SunnySunny · ‎06-22-2021

Hi, I am using MKL-Pardiso solver to solve a asymmetric sparse matrix. The calculation time for pardiso-solver does not decrease when I increase the threads number. Here are some related information.

1.The computer has 32 cores.

2. I am using OpenMP to do parallel computing. I have set 'call mkl_set_dynamic(0), call mkl_set_num_threads(threads number)'

3. When I increase the threads number (e.g. from 1 to 12), the calculation time for pardiso solver increase a lot instead of decrease. However, the other parts of the code which use OpenMP parallel computing do show a decrease on computational time.

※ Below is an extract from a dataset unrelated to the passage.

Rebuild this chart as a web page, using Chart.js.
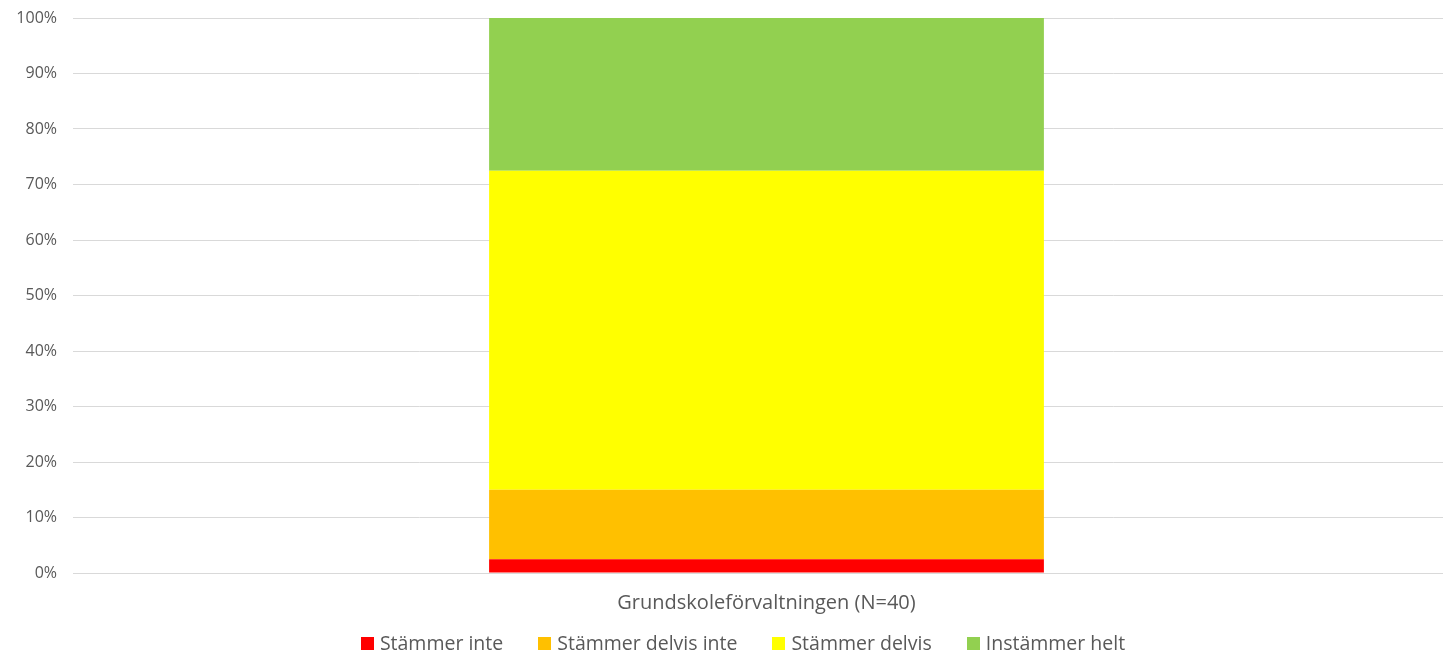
<!DOCTYPE html>
<html>
<head>
<meta charset="utf-8">
<script src="https://cdn.jsdelivr.net/npm/chart.js@4/dist/chart.umd.min.js"></script>
<style>
  html, body { margin: 0; padding: 0; background: #fff; overflow: hidden; }
  #wrap { position: relative; width: 1443px; height: 655px; overflow: hidden; }
  #chart { position: absolute; left: 0; top: 0; }
  #legend {
    position: absolute; left: 43px; top: 631px; width: 1400px;
    display: flex; justify-content: center; gap: 35px;
    font-family: "Open Sans", sans-serif; font-size: 19.5px; line-height: 24px; color: #595959;
  }
  #legend .item { display: flex; align-items: center; white-space: nowrap; }
  #legend .box { width: 13px; height: 13px; margin-right: 6px; }
</style>
</head>
<body>
<div id="wrap">
  <canvas id="chart" width="1460" height="655"></canvas>
  <div id="legend"></div>
</div>
<script>
const categories = ['Grundskoleförvaltningen (N=40)'];
const seriesNames = ['Stämmer inte', 'Stämmer delvis inte', 'Stämmer delvis', 'Instämmer helt'];
const stammerInte = [2.5];
const stammerDelvisInte = [12.5];
const stammerDelvis = [57.5];
const instammerHelt = [27.5];
const seriesColors = ['#ff0000', '#ffc000', '#ffff00', '#92d050'];

const seriesValues = [stammerInte, stammerDelvisInte, stammerDelvis, instammerHelt];

document.addEventListener('DOMContentLoaded', function() {
    const ctx = document.getElementById('chart');
    const chart = new Chart(ctx, {
        type: 'bar',
        data: {
            labels: categories,
            datasets: seriesNames.map(function(name, i) {
                return {
                    label: name,
                    data: seriesValues[i],
                    backgroundColor: seriesColors[i],
                    borderWidth: 0,
                    barPercentage: 0.4,
                    categoryPercentage: 1
                };
            })
        },
        options: {
            responsive: false,
            animation: false,
            layout: { padding: { top: 18, right: 0, left: 0, bottom: 22 } },
            plugins: {
                tooltip: { enabled: false },
                legend: { display: false }
            },
            scales: {
                x: {
                    stacked: true,
                    grid: { display: false, drawTicks: false },
                    border: { color: '#d9d9d9', width: 1 },
                    ticks: {
                        padding: 18,
                        color: '#595959',
                        font: { family: '"Open Sans", sans-serif', size: 20 }
                    }
                },
                y: {
                    stacked: true,
                    min: 0,
                    max: 100,
                    afterFit: function(scale) {
                        scale.width = 73;
                        scale.paddingTop = 0;
                    },
                    grid: { color: '#d9d9d9', drawTicks: false },
                    border: { display: false },
                    ticks: {
                        stepSize: 10,
                        padding: 16,
                        color: '#595959',
                        font: { family: '"Open Sans", sans-serif', size: 16 },
                        callback: function(v) { return v + '%'; }
                    }
                }
            }
        }
    });

    // Legend som HTML, byggd från datasets
    const legend = document.getElementById('legend');
    chart.data.datasets.forEach(function(ds) {
        const item = document.createElement('span');
        item.className = 'item';
        const box = document.createElement('span');
        box.className = 'box';
        box.style.background = ds.backgroundColor;
        item.appendChild(box);
        item.appendChild(document.createTextNode(ds.label));
        legend.appendChild(item);
    });
});
</script>
</body>
</html>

I am really confused. Hope somebody can help me. Thanks a lot.

andrew_4619 · ‎06-22-2021

I know nothing! I did however read at https://www.pardiso-project.org/ "Important: Please note that the Intel MKL version of PARDISO is based on our version from 2006 and that a lot of new features and improvements of PARDISO are not available in the Intel MKL library." Maybe others will comment. Maybe the MKL forum is a better place?

SunnySunny · ‎06-22-2021

Thanks a lot for your reply. According to the link you posted, it seems pardiso 7.2 got a lot of improvements comparing to mkl_pardiso. I am using a very old version of fortran, will it compatible with pardiso 7.2?

andrew_4619 · ‎06-22-2021

why are you using a "very old" Fortran when the current OneAPI fortran is Free to use? What version do you have?

SunnySunny · ‎06-22-2021

It is Fortran XE 2013. Our seniors code is based on that version. I just don't want to modify too much.

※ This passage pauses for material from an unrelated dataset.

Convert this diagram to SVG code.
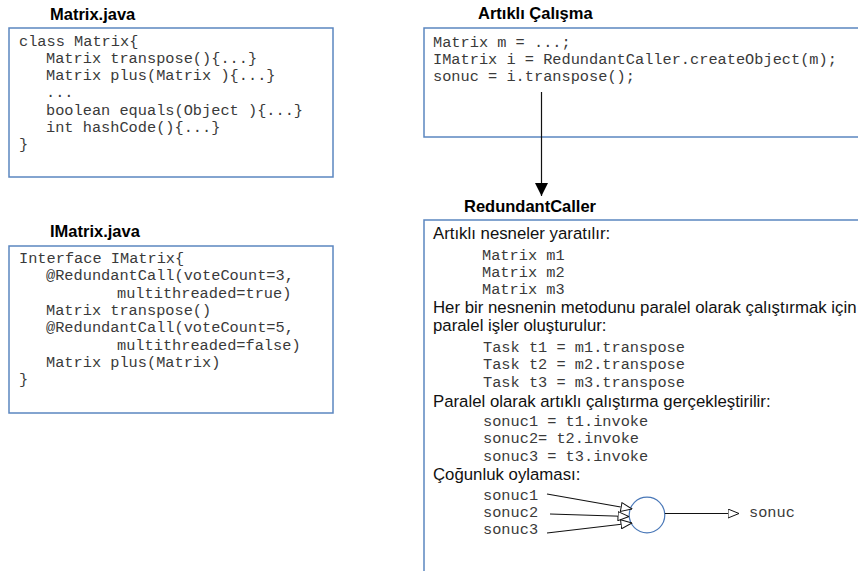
<svg xmlns="http://www.w3.org/2000/svg" width="858" height="571" viewBox="0 0 858 571">
<defs>
<style>
.box{fill:#fff;stroke:#5b86c0;stroke-width:1.5}
.title{font-family:"Liberation Sans",Arial,sans-serif;font-weight:bold;font-size:16.5px;fill:#000}
.code{font-family:"Liberation Mono","Courier New",monospace;font-size:15.3px;fill:#3a3a3a}
.txt{font-family:"Liberation Sans",Arial,sans-serif;font-size:16.8px;fill:#111}
.ln{stroke:#111;stroke-width:1.2;fill:none}
</style>
<marker id="solid" viewBox="0 0 10 10" refX="10" refY="5" markerWidth="13" markerHeight="13" markerUnits="userSpaceOnUse" orient="auto">
<path d="M0,0 L10,5 L0,10 z" fill="#000"/>
</marker>
<marker id="open" viewBox="0 0 12 10" refX="11.5" refY="5" markerWidth="12" markerHeight="10" markerUnits="userSpaceOnUse" orient="auto">
<path d="M0.5,0.5 L11.5,5 L0.5,9.5 z" fill="#fff" stroke="#111" stroke-width="1"/>
</marker>
</defs>
<rect width="858" height="571" fill="#fff"/>

<g id="matrix-java">
<text class="title" x="50" y="20">Matrix.java</text>
<rect class="box" x="9" y="28" width="324" height="149"/>
<text class="code" x="19" y="46">class Matrix{</text>
<text class="code" x="46" y="63">Matrix transpose(){...}</text>
<text class="code" x="46" y="80">Matrix plus(Matrix ){...}</text>
<text class="code" x="46" y="97">...</text>
<text class="code" x="46" y="115">boolean equals(Object ){...}</text>
<text class="code" x="46" y="132">int hashCode(){...}</text>
<text class="code" x="19" y="149">}</text>
</g>

<g id="imatrix-java">
<text class="title" x="50" y="237">IMatrix.java</text>
<rect class="box" x="9" y="246" width="324" height="167"/>
<text class="code" x="19" y="263">Interface IMatrix{</text>
<text class="code" x="46" y="280">@RedundantCall(voteCount=3,</text>
<text class="code" x="117" y="298">multithreaded=true)</text>
<text class="code" x="46" y="315">Matrix transpose()</text>
<text class="code" x="46" y="332">@RedundantCall(voteCount=5,</text>
<text class="code" x="117" y="350">multithreaded=false)</text>
<text class="code" x="46" y="367">Matrix plus(Matrix)</text>
<text class="code" x="19" y="384">}</text>
</g>

<g id="artikli-calisma">
<text class="title" x="478" y="19">Artıklı Çalışma</text>
<rect class="box" x="424" y="28" width="450" height="109"/>
<text class="code" x="433" y="47">Matrix m = ...;</text>
<text class="code" x="433" y="64">IMatrix i = RedundantCaller.createObject(m);</text>
<text class="code" x="433" y="81">sonuc = i.transpose();</text>
</g>

<g id="redundant-caller">
<text class="title" x="464" y="212">RedundantCaller</text>
<rect class="box" x="424" y="220" width="450" height="360"/>
<text class="txt" x="433" y="239">Artıklı nesneler yaratılır:</text>
<text class="code" x="482" y="260">Matrix m1</text>
<text class="code" x="482" y="277">Matrix m2</text>
<text class="code" x="482" y="294">Matrix m3</text>
<text class="txt" x="433" y="313">Her bir nesnenin metodunu paralel olarak çalıştırmak için</text>
<text class="txt" x="433" y="331">paralel işler oluşturulur:</text>
<text class="code" x="483" y="352">Task t1 = m1.transpose</text>
<text class="code" x="483" y="369">Task t2 = m2.transpose</text>
<text class="code" x="483" y="387">Task t3 = m3.transpose</text>
<text class="txt" x="433" y="407">Paralel olarak artıklı çalıştırma gerçekleştirilir:</text>
<text class="code" x="483" y="426">sonuc1 = t1.invoke</text>
<text class="code" x="483" y="443">sonuc2= t2.invoke</text>
<text class="code" x="483" y="461">sonuc3 = t3.invoke</text>
<text class="txt" x="433" y="480">Çoğunluk oylaması:</text>
<text class="code" x="483" y="500">sonuc1</text>
<text class="code" x="483" y="517">sonuc2</text>
<text class="code" x="483" y="534">sonuc3</text>
<text class="code" x="749" y="517">sonuc</text>
</g>

<g id="voter">
<circle cx="647" cy="515" r="17.8" fill="#fff" stroke="#4a78b8" stroke-width="1.2"/>
</g>

<g id="connectors">
<line class="ln" x1="541.5" y1="92" x2="541.5" y2="196" marker-end="url(#solid)"/>
<line class="ln" x1="547" y1="494" x2="632" y2="509" marker-end="url(#open)"/>
<line class="ln" x1="550" y1="514" x2="629" y2="516.5" marker-end="url(#open)"/>
<line class="ln" x1="547" y1="533" x2="632" y2="523" marker-end="url(#open)"/>
<line class="ln" x1="665" y1="513.5" x2="739" y2="513.5" marker-end="url(#open)"/>
</g>
</svg>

jimdempseyatthecove · ‎06-22-2021

IF your are calling MKL from within an OpenMP parallel region, you should be linking with the MKL sequential library.

On the other hand

IF your are calling MKL from a sequential application, you should be linking with the MKL threaded library.

On the other other hand

IF your are calling MKL from the sequential portion of a threaded application, you should be linking with the MKL threaded library .AND. only call from the main thread (same thread always) .AND. set the environment variable KMP_BLOCKTIME=0

Note, IIF your 12 thread OpenMP application is calling MKL threaded library from within an OpenMP parallel region, each of the 12 threads upon call to MKL will instantiate its own thread team of 12 threads. IOW 144 threads will be in play, and performance will be awful.

Jim Dempsey

SunnySunny · ‎06-23-2021

Thanks a lot. I am calling MKL from the sequential application. However, in the VS2012 Fortran XE2013, there is no MKL threaded library. The attached figure shows the MKL library it has. Does it due to the version? Thank you.

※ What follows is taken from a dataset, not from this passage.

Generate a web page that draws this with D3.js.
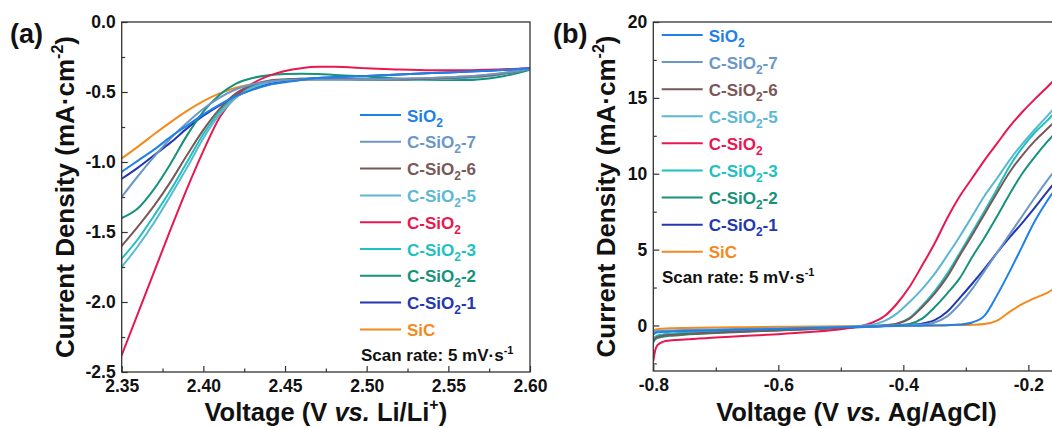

Kirill_V_Intel · ‎07-05-2021

Hello!

First, there have been a lot of unsupported claims by PARDISO Project. Second, MKL PARDISO has been developed independently from that project for quite some time already (since 2006) and there were many people who has improved the solver since then at Intel MKL. So while two solvers have a common past, it will not be correct to think that MKL PARDISO has the same performance as PARDISO in 2006.

For the issue you're describing, we need to know more details. It doesn't sound right at all that you see negative scalability.

Can you share the following?

1) iparm settings

2) set msglvl = 1 and share output produced by PARDISO.

or (and I'd prefer this option if it is possible)

3) a small working reproducer which shows how you call PARDISO for one of your matrices (so that we can check performance on our side). So we need a code which shows how you call PARDISO + matrix data

Best,
Kirill

segmentation_fault · ‎10-28-2021

I have run into the same issue with cluster_sparse_solver . The problem has been how I call the program and set the OMP_NUM_THREADS variable. What works for me using InteloneAPI is:

On one machine:

export OMP_NUM_THREADS=number_of_physical cpus

mpirun -np 1 -ppn 1 ./a.out

For multi-node ( replace X with # of nodes

export OMP_NUM_THREADS=number_of_physical cpus

mpirun -np 2 -ppn 1 -hosts host1,host2 ./a.out